>> START
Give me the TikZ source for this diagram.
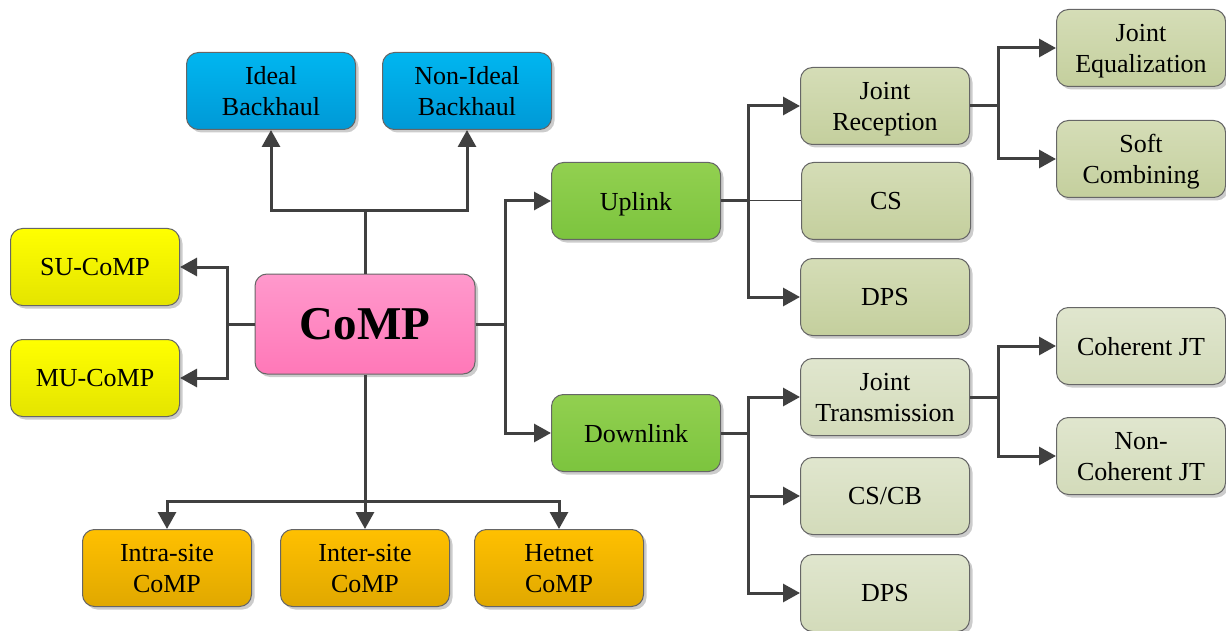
\documentclass[tikz,border=0pt]{standalone}
\usepackage{fontspec}
\setmainfont{Liberation Serif}
\usetikzlibrary{arrows.meta,shadows}
\definecolor{bluetop}{HTML}{00B6F0}\definecolor{bluebot}{HTML}{0099D6}
\definecolor{yeltop}{HTML}{FFFF00}\definecolor{yelbot}{HTML}{E4E400}
\definecolor{pinktop}{HTML}{FF99CC}\definecolor{pinkbot}{HTML}{FF78B8}
\definecolor{grntop}{HTML}{92D050}\definecolor{grnbot}{HTML}{7CC43E}
\definecolor{olvtop}{HTML}{D5DDB7}\definecolor{olvbot}{HTML}{C4CF9D}
\definecolor{paletop}{HTML}{E0E6CE}\definecolor{palebot}{HTML}{D3DBBA}
\definecolor{orgtop}{HTML}{FFC000}\definecolor{orgbot}{HTML}{E0A800}
\definecolor{linkcol}{HTML}{404040}
\begin{document}
\begin{tikzpicture}[x=1pt,y=1pt,>={Triangle[length=17pt,width=18pt]},line join=miter,
	box/.style={draw=black!60,line width=1pt,rounded corners=12pt,minimum width=169pt,minimum height=77pt,
		align=center,font=\fontsize{26}{31}\selectfont,text depth=0pt,
		drop shadow={shadow xshift=3pt,shadow yshift=-3pt,opacity=0.2,fill=black}},
	bluebox/.style={box,top color=bluetop,bottom color=bluebot},
	yelbox/.style={box,top color=yeltop,bottom color=yelbot},
	grnbox/.style={box,top color=grntop,bottom color=grnbot},
	olvbox/.style={box,top color=olvtop,bottom color=olvbot},
	palebox/.style={box,top color=paletop,bottom color=palebot},
	orgbox/.style={box,top color=orgtop,bottom color=orgbot},
	link/.style={draw=linkcol,line width=3pt}]
	\useasboundingbox (0,0) rectangle (1226,-631);
	% main node
	\node[box,top color=pinktop,bottom color=pinkbot,minimum width=220pt,minimum height=100pt,
		font=\fontsize{47}{50}\selectfont\bfseries] (comp) at (365,-324) {CoMP};
	\node[bluebox] (ideal) at (271,-91) {Ideal\\Backhaul};
	\node[bluebox] (nonideal) at (467,-91) {Non-Ideal\\Backhaul};
	\node[yelbox] (su) at (95,-267) {SU-CoMP};
	\node[yelbox] (mu) at (95,-378) {MU-CoMP};
	\node[orgbox] (intra) at (167,-568) {Intra-site\\CoMP};
	\node[orgbox] (inter) at (365,-568) {Inter-site\\CoMP};
	\node[orgbox] (hetnet) at (559,-568) {Hetnet\\CoMP};
	\node[grnbox] (up) at (636,-201) {Uplink};
	\node[grnbox] (down) at (636,-433) {Downlink};
	% uplink branch
	\node[olvbox] (jr) at (885,-106) {Joint\\Reception};
	\node[olvbox] (cs) at (886,-201) {CS};
	\node[olvbox] (dpsup) at (885,-297) {DPS};
	\node[olvbox] (je) at (1141,-48) {Joint\\Equalization};
	\node[olvbox] (sc) at (1141,-159) {Soft\\Combining};
	% downlink branch
	\node[palebox] (jt) at (885,-397) {Joint\\Transmission};
	\node[palebox] (cscb) at (885,-496) {CS/CB};
	\node[palebox] (dpsdown) at (885,-593) {DPS};
	\node[palebox] (cjt) at (1141,-346) {Coherent JT};
	\node[palebox] (ncjt) at (1141,-456) {Non-\\Coherent JT};
	% junction points
	\coordinate (jtop) at (365,-211);
	\coordinate (jleft) at (227,-324);
	\coordinate (jright) at (505,-324);
	\coordinate (jbot) at (365,-501);
	\coordinate (jup) at (748,-201);
	\coordinate (jjr) at (998,-106);
	\coordinate (jdown) at (748,-433);
	\coordinate (jjt) at (998,-397);
	\draw[link] (comp.north)--(jtop);
	\draw[link,->] (jtop)-|(ideal.south);
	\draw[link,->] (jtop)-|(nonideal.south);
	\draw[link] (comp.west)--(jleft);
	\draw[link,->] (jleft)|-(su.east);
	\draw[link,->] (jleft)|-(mu.east);
	\draw[link] (comp.east)--(jright);
	\draw[link,->] (jright)|-(up.west);
	\draw[link,->] (jright)|-(down.west);
	\draw[link,->] (comp.south)--(inter.north);
	\draw[link,->] (jbot)-|(intra.north);
	\draw[link,->] (jbot)-|(hetnet.north);
	\draw[link] (up.east)--(jup);
	\draw[link,->] (jup)|-(jr.west);
	\draw[link,->] (jup)|-(dpsup.west);
	\draw[linkcol,line width=1pt] (jup)--(cs.west);
	\draw[link] (jr.east)--(jjr);
	\draw[link,->] (jjr)|-(je.west);
	\draw[link,->] (jjr)|-(sc.west);
	\draw[link] (down.east)--(jdown);
	\draw[link,->] (jdown)|-(jt.west);
	\draw[link,->] (jdown)|-(cscb.west);
	\draw[link,->] (jdown)|-(dpsdown.west);
	\draw[link] (jt.east)--(jjt);
	\draw[link,->] (jjt)|-(cjt.west);
	\draw[link,->] (jjt)|-(ncjt.west);
\end{tikzpicture}
\end{document}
>> END
Output the data exactly. Pictures don't belong in the result.

Exercise response:
Give me the TikZ source for this diagram.
\documentclass[tikz,border=0pt]{standalone}
\usepackage{fontspec}
\setmainfont{Liberation Serif}
\usetikzlibrary{arrows.meta,shadows}
\definecolor{bluetop}{HTML}{00B6F0}\definecolor{bluebot}{HTML}{0099D6}
\definecolor{yeltop}{HTML}{FFFF00}\definecolor{yelbot}{HTML}{E4E400}
\definecolor{pinktop}{HTML}{FF99CC}\definecolor{pinkbot}{HTML}{FF78B8}
\definecolor{grntop}{HTML}{92D050}\definecolor{grnbot}{HTML}{7CC43E}
\definecolor{olvtop}{HTML}{D5DDB7}\definecolor{olvbot}{HTML}{C4CF9D}
\definecolor{paletop}{HTML}{E0E6CE}\definecolor{palebot}{HTML}{D3DBBA}
\definecolor{orgtop}{HTML}{FFC000}\definecolor{orgbot}{HTML}{E0A800}
\definecolor{linkcol}{HTML}{404040}
\begin{document}
\begin{tikzpicture}[x=1pt,y=1pt,>={Triangle[length=17pt,width=18pt]},line join=miter,
	box/.style={draw=black!60,line width=1pt,rounded corners=12pt,minimum width=169pt,minimum height=77pt,
		align=center,font=\fontsize{26}{31}\selectfont,text depth=0pt,
		drop shadow={shadow xshift=3pt,shadow yshift=-3pt,opacity=0.2,fill=black}},
	bluebox/.style={box,top color=bluetop,bottom color=bluebot},
	yelbox/.style={box,top color=yeltop,bottom color=yelbot},
	grnbox/.style={box,top color=grntop,bottom color=grnbot},
	olvbox/.style={box,top color=olvtop,bottom color=olvbot},
	palebox/.style={box,top color=paletop,bottom color=palebot},
	orgbox/.style={box,top color=orgtop,bottom color=orgbot},
	link/.style={draw=linkcol,line width=3pt}]
	\useasboundingbox (0,0) rectangle (1226,-631);
	% main node
	\node[box,top color=pinktop,bottom color=pinkbot,minimum width=220pt,minimum height=100pt,
		font=\fontsize{47}{50}\selectfont\bfseries] (comp) at (365,-324) {CoMP};
	\node[bluebox] (ideal) at (271,-91) {Ideal\\Backhaul};
	\node[bluebox] (nonideal) at (467,-91) {Non-Ideal\\Backhaul};
	\node[yelbox] (su) at (95,-267) {SU-CoMP};
	\node[yelbox] (mu) at (95,-378) {MU-CoMP};
	\node[orgbox] (intra) at (167,-568) {Intra-site\\CoMP};
	\node[orgbox] (inter) at (365,-568) {Inter-site\\CoMP};
	\node[orgbox] (hetnet) at (559,-568) {Hetnet\\CoMP};
	\node[grnbox] (up) at (636,-201) {Uplink};
	\node[grnbox] (down) at (636,-433) {Downlink};
	% uplink branch
	\node[olvbox] (jr) at (885,-106) {Joint\\Reception};
	\node[olvbox] (cs) at (886,-201) {CS};
	\node[olvbox] (dpsup) at (885,-297) {DPS};
	\node[olvbox] (je) at (1141,-48) {Joint\\Equalization};
	\node[olvbox] (sc) at (1141,-159) {Soft\\Combining};
	% downlink branch
	\node[palebox] (jt) at (885,-397) {Joint\\Transmission};
	\node[palebox] (cscb) at (885,-496) {CS/CB};
	\node[palebox] (dpsdown) at (885,-593) {DPS};
	\node[palebox] (cjt) at (1141,-346) {Coherent JT};
	\node[palebox] (ncjt) at (1141,-456) {Non-\\Coherent JT};
	% junction points
	\coordinate (jtop) at (365,-211);
	\coordinate (jleft) at (227,-324);
	\coordinate (jright) at (505,-324);
	\coordinate (jbot) at (365,-501);
	\coordinate (jup) at (748,-201);
	\coordinate (jjr) at (998,-106);
	\coordinate (jdown) at (748,-433);
	\coordinate (jjt) at (998,-397);
	\draw[link] (comp.north)--(jtop);
	\draw[link,->] (jtop)-|(ideal.south);
	\draw[link,->] (jtop)-|(nonideal.south);
	\draw[link] (comp.west)--(jleft);
	\draw[link,->] (jleft)|-(su.east);
	\draw[link,->] (jleft)|-(mu.east);
	\draw[link] (comp.east)--(jright);
	\draw[link,->] (jright)|-(up.west);
	\draw[link,->] (jright)|-(down.west);
	\draw[link,->] (comp.south)--(inter.north);
	\draw[link,->] (jbot)-|(intra.north);
	\draw[link,->] (jbot)-|(hetnet.north);
	\draw[link] (up.east)--(jup);
	\draw[link,->] (jup)|-(jr.west);
	\draw[link,->] (jup)|-(dpsup.west);
	\draw[linkcol,line width=1pt] (jup)--(cs.west);
	\draw[link] (jr.east)--(jjr);
	\draw[link,->] (jjr)|-(je.west);
	\draw[link,->] (jjr)|-(sc.west);
	\draw[link] (down.east)--(jdown);
	\draw[link,->] (jdown)|-(jt.west);
	\draw[link,->] (jdown)|-(cscb.west);
	\draw[link,->] (jdown)|-(dpsdown.west);
	\draw[link] (jt.east)--(jjt);
	\draw[link,->] (jjt)|-(cjt.west);
	\draw[link,->] (jjt)|-(ncjt.west);
\end{tikzpicture}
\end{document}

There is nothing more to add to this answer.